Would a single architecture help this along? The limited input I’ve gotten on that question suggests that it would, but nobody believes that such an architecture exists or says that their vendors are currently pitching one as a future capability. Very few believe such an architecture is on the radar overall, in fact.

How about the “detect the breach” mission for AI in security enhancement? This seems like a no-brainer to enterprises; they believe that AI could be used to detect “normal” application and network behavior and then identify “abnormal” states. Juniper is apparently seen as a vendor making progress in this area, but enterprises think those initiatives are aimed more at fault management than at security management.

Enterprises who have had security breaches tell me that in almost every case, postmortem analysis shows that there was a detectable change in traffic patterns, application behavior, or other visible metrics, but that operations staff either didn’t notice the difference or didn’t interpret it correctly. Most said that while they could identify the link between a breach and a change in behavior after the fact, they were unsure that the correlation was strong enough to trigger human intervention, which is where they hope AI could play a role.
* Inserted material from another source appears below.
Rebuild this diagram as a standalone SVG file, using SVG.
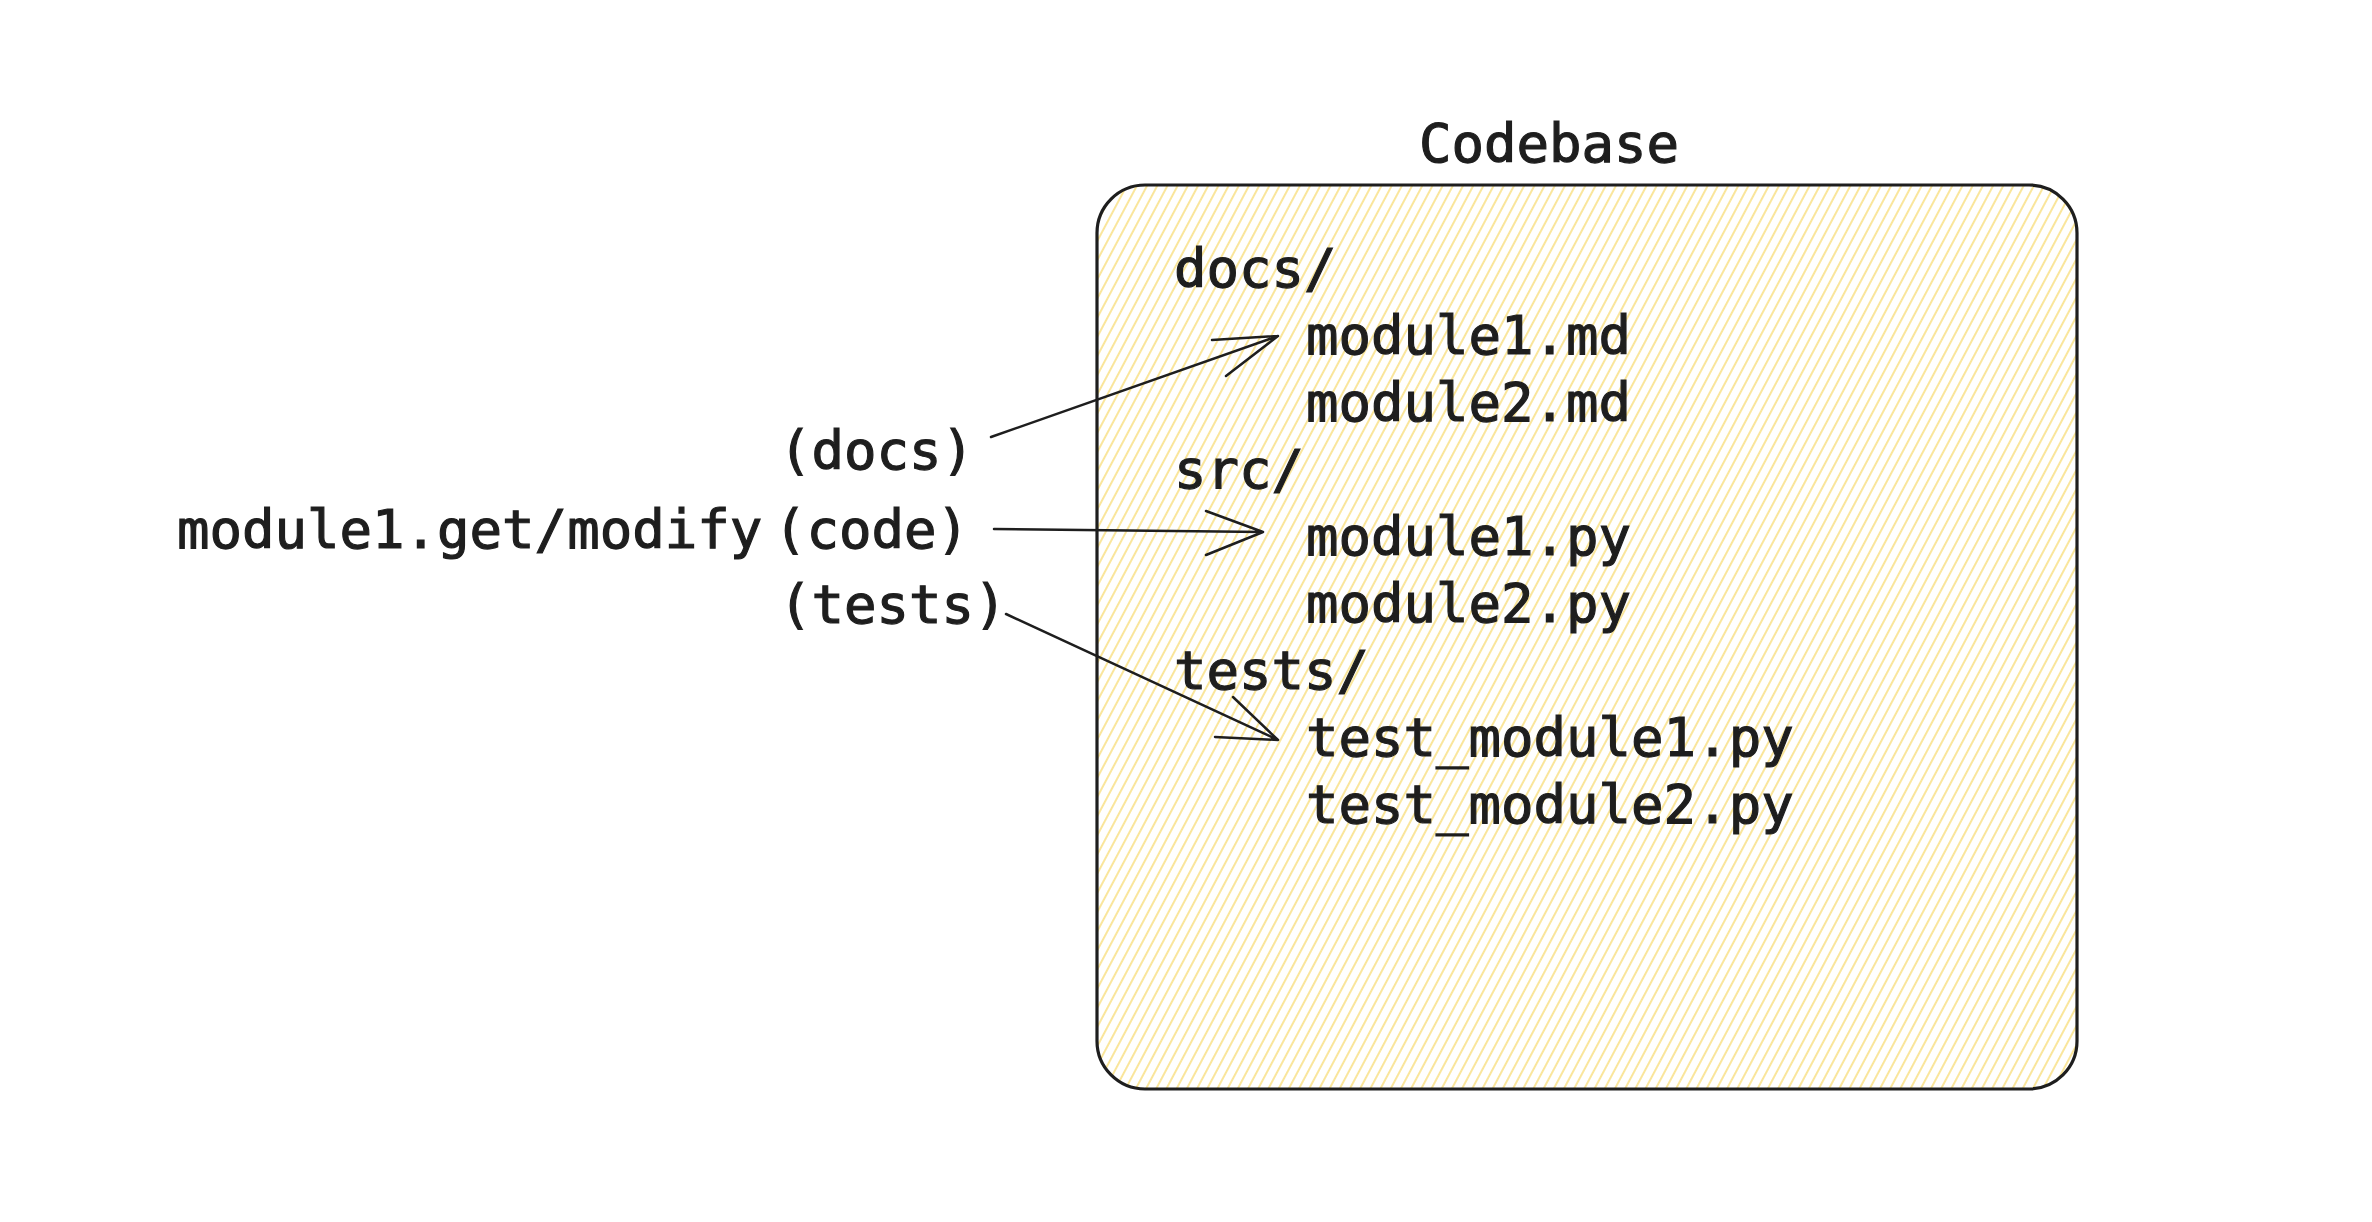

Most enterprises seem to think that this is a task AI could undertake, and successfully, but they’re more divided on just how to go about this and what to do with any AI-generated alerts. Among my contacts, the presumption that a vendor would offer a canned product that was somehow pre-loaded with rules to identify breach-related abnormalities has declined somewhat over time, in favor of a machine-learning approach. However, there is concern about both of these models of AI application.

The problem enterprises have with pre-loaded analysis frameworks, of course, is that they may not reflect the actual conditions created by a company’s own configuration and security problems. Enterprises have their own network traffic patterns, driven by their own shifts in application usage. Would it be possible to establish rules that were helpful in identifying abnormal shifts when “normal” patterns are so diverse?
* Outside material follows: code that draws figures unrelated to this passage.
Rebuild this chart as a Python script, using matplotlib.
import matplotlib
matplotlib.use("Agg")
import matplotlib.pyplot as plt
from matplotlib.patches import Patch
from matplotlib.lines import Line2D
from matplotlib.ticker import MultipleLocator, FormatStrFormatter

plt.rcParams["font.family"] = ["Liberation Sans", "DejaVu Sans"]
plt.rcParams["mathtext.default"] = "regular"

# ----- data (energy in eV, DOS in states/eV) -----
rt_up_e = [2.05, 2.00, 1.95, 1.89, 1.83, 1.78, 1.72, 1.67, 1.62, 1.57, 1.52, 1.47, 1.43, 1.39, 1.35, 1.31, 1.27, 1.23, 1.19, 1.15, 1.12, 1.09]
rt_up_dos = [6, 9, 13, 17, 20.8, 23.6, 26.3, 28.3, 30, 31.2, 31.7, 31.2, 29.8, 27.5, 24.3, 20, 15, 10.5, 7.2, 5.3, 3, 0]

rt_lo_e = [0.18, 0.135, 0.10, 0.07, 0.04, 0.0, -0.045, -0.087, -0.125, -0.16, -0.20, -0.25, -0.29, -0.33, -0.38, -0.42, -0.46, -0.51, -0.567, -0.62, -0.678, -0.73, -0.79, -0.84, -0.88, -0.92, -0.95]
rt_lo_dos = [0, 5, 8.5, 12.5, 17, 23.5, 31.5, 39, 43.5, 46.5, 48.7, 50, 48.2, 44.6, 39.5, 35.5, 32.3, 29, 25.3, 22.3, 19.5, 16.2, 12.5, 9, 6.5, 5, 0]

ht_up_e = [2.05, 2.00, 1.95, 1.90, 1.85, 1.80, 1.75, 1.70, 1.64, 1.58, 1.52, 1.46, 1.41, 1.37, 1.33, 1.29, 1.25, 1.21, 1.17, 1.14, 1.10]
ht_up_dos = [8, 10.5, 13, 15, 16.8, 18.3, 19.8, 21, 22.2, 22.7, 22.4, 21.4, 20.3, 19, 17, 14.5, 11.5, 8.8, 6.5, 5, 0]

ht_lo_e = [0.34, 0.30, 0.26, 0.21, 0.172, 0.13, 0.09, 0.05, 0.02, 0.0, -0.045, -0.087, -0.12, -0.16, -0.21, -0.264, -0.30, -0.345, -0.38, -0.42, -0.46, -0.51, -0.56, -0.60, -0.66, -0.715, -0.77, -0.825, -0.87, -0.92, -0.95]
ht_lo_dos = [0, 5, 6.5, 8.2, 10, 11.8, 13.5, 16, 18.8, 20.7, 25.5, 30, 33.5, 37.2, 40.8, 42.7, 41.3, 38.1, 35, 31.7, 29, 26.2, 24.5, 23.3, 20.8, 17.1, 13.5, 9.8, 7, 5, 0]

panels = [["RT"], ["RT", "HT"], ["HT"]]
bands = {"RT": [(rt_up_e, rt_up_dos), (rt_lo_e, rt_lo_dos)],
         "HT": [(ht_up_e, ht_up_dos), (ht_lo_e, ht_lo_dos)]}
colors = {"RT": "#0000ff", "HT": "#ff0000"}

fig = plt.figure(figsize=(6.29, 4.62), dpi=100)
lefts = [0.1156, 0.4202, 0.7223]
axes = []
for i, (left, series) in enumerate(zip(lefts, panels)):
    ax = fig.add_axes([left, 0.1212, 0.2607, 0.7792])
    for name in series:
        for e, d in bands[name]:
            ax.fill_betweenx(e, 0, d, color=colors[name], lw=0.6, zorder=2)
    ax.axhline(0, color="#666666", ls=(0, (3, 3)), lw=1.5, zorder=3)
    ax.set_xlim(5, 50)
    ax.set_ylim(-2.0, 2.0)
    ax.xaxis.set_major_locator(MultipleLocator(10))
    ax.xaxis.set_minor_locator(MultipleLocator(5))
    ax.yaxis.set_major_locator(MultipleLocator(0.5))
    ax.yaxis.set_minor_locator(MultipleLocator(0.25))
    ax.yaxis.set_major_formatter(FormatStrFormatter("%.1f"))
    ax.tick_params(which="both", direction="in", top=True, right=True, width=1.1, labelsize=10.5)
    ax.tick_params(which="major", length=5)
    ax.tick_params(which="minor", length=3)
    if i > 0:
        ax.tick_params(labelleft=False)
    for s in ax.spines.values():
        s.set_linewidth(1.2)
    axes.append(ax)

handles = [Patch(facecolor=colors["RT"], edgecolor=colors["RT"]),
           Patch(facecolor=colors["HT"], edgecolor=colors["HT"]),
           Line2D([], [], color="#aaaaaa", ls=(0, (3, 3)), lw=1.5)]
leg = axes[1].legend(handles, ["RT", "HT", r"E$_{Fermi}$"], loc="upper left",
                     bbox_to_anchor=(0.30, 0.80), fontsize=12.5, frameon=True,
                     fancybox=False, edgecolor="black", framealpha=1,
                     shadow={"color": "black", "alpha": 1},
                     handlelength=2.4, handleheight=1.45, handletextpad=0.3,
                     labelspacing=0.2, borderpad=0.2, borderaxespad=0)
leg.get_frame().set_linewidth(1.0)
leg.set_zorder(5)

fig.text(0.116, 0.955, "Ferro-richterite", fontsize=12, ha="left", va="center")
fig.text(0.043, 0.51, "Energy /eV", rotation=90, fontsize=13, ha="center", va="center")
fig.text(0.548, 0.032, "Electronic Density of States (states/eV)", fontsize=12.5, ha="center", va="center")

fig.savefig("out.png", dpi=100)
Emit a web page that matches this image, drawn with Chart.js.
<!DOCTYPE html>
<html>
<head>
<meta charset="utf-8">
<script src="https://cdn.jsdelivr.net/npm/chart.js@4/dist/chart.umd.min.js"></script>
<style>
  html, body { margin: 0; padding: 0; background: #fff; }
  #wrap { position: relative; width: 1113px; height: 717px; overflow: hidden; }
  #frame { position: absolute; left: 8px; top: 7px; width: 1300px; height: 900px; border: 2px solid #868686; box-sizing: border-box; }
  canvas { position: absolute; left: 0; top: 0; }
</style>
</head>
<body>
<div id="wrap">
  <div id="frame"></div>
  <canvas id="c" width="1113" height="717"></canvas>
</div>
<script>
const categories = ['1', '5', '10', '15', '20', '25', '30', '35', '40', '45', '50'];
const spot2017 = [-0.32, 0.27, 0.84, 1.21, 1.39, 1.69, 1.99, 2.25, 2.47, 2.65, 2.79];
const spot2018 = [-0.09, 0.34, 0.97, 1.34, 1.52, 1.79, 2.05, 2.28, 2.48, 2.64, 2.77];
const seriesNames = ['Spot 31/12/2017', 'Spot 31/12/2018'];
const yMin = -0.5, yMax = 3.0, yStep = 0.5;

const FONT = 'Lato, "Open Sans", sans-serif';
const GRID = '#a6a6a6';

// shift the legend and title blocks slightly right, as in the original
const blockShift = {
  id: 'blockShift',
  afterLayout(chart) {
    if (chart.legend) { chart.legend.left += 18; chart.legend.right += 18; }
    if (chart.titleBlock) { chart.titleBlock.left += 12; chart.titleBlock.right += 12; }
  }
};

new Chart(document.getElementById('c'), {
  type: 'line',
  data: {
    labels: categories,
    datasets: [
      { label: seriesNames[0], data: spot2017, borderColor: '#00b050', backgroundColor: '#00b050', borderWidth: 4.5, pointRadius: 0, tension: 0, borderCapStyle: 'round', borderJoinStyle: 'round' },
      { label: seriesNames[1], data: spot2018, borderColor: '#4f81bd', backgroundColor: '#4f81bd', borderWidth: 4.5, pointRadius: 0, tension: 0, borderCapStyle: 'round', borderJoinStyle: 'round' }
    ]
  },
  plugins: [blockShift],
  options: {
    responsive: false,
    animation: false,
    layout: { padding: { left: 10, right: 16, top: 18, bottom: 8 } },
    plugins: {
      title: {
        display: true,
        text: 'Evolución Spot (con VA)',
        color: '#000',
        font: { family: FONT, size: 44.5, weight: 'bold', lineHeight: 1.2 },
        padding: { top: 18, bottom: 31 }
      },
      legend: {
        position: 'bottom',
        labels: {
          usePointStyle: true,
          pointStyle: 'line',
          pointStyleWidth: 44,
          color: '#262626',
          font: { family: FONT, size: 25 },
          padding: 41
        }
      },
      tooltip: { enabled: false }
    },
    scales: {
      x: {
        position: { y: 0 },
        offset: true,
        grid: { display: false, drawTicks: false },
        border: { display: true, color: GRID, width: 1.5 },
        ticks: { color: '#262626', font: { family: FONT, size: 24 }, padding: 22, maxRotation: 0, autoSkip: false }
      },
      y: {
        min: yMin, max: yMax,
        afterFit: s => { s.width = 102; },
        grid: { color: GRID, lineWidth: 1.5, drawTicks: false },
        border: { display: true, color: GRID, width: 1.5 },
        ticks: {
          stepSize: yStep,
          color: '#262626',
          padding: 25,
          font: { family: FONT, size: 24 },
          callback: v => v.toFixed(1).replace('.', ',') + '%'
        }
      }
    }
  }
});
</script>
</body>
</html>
Machine learning is a solution most enterprises say could be made to work, but it’s the “made” part that’s concerning them. In order for ML to identify abnormal patterns you first need to have traffic monitoring at the level needed to identify application/user traffic. Most enterprises do not have that, and many are concerned that this sort of monitoring might actually create security/compliance risks in itself. Second, you need someone to review a new pattern to determine if it’s “abnormal”, and enterprises fear that this could require so much time from network/applications operations teams that it could disrupt operation.

The final issue, where both the objections seem to converge, is what to do with the alerts. Do you activate some remedial process (one enterprise called this a “lockdown”) in response to an alert, or notify somebody? Enterprises think that “eventually” they would be confident enough in an AI big-brother oversight system to let it take action, but they admit it would take six months or a year for that to happen, and that in the meantime they’d have to rely on human reaction to an alert. That could increase the operations burden again, and also create a “risk window” that could reduce the overall value of the AI solution.
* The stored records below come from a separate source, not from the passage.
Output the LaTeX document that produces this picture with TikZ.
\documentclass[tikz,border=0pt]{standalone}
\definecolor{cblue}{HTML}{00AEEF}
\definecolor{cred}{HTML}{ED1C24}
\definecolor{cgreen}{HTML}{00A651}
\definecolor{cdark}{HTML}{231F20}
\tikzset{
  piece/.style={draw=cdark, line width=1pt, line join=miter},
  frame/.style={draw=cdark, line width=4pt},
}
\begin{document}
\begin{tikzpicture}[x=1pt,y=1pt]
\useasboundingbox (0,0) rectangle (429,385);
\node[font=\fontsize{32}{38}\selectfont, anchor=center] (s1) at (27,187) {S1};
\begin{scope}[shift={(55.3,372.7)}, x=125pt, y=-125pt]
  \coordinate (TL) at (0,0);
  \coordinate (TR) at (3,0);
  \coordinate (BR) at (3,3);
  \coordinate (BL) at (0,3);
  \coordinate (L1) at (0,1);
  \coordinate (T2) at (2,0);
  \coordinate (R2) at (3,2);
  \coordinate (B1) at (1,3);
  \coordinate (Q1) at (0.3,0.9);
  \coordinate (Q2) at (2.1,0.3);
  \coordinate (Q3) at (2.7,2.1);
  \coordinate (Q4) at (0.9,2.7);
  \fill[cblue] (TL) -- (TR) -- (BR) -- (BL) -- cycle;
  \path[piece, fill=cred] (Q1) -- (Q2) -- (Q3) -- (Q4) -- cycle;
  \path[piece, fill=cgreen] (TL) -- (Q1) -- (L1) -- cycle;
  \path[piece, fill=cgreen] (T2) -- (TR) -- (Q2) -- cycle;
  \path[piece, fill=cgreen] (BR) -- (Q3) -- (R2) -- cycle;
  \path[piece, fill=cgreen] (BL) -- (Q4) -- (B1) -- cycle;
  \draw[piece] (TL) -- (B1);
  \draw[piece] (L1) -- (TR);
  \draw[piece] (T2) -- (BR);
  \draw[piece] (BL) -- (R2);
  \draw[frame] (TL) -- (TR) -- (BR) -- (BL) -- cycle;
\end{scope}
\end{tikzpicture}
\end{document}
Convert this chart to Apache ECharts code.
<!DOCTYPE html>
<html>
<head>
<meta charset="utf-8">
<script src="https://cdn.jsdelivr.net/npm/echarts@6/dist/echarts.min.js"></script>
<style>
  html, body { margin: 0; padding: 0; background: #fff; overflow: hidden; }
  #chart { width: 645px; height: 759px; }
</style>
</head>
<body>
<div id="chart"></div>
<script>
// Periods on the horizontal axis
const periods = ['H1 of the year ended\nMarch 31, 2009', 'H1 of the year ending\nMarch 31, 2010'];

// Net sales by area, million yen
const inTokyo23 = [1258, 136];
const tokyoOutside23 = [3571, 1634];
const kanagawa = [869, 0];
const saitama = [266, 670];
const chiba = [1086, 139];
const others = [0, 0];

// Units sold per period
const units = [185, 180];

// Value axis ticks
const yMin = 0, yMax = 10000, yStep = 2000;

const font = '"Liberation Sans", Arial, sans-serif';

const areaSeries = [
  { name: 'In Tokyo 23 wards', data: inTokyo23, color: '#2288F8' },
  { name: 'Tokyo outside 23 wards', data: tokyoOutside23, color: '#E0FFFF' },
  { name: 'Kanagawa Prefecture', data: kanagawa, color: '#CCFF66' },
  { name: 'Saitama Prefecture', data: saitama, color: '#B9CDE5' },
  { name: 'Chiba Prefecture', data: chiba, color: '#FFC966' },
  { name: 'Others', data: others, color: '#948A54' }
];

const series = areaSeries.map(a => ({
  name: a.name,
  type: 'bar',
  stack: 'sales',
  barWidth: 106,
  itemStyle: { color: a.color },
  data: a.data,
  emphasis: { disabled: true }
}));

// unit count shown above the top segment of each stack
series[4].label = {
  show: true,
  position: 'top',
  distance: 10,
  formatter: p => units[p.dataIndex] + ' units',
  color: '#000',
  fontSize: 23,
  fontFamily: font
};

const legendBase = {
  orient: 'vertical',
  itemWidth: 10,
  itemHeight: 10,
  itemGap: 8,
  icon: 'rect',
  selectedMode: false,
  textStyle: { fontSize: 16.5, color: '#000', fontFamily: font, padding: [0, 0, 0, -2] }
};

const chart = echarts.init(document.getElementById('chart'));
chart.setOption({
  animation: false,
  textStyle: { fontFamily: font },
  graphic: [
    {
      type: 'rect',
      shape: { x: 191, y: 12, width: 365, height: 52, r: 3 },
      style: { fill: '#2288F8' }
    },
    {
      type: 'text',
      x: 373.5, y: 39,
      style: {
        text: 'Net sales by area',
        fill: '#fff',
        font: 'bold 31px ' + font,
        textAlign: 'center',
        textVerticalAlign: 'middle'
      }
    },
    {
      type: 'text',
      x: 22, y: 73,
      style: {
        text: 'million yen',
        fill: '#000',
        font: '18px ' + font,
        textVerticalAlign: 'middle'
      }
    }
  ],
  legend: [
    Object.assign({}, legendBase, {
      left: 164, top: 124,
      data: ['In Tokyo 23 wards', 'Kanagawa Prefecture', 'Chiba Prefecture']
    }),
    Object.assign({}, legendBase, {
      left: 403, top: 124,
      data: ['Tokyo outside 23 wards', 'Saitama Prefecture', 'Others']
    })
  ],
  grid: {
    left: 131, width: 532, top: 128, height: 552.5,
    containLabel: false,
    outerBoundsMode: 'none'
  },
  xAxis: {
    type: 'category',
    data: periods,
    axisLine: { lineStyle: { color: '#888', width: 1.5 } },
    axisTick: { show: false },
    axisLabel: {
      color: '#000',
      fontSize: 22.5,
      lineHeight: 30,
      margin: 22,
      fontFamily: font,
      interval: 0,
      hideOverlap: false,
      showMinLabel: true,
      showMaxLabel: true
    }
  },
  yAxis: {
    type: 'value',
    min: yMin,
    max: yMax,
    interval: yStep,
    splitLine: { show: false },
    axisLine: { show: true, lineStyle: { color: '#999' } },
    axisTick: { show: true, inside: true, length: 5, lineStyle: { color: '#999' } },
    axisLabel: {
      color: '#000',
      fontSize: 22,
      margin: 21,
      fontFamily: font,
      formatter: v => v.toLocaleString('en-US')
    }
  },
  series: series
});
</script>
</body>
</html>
I think that security could emerge as a driver to AI oversight of network operations practices and network connection and traffic behaviors. I think the barriers to that emergence aren’t very different from the barriers to AI adoption in netops overall, and so it may be that security is building adoption benefits without really adding to operations burdens or risks, versus AI driven by operations oversight alone. If that’s true, then a discussion on AI’s value in security could benefit vendors and enterprises alike.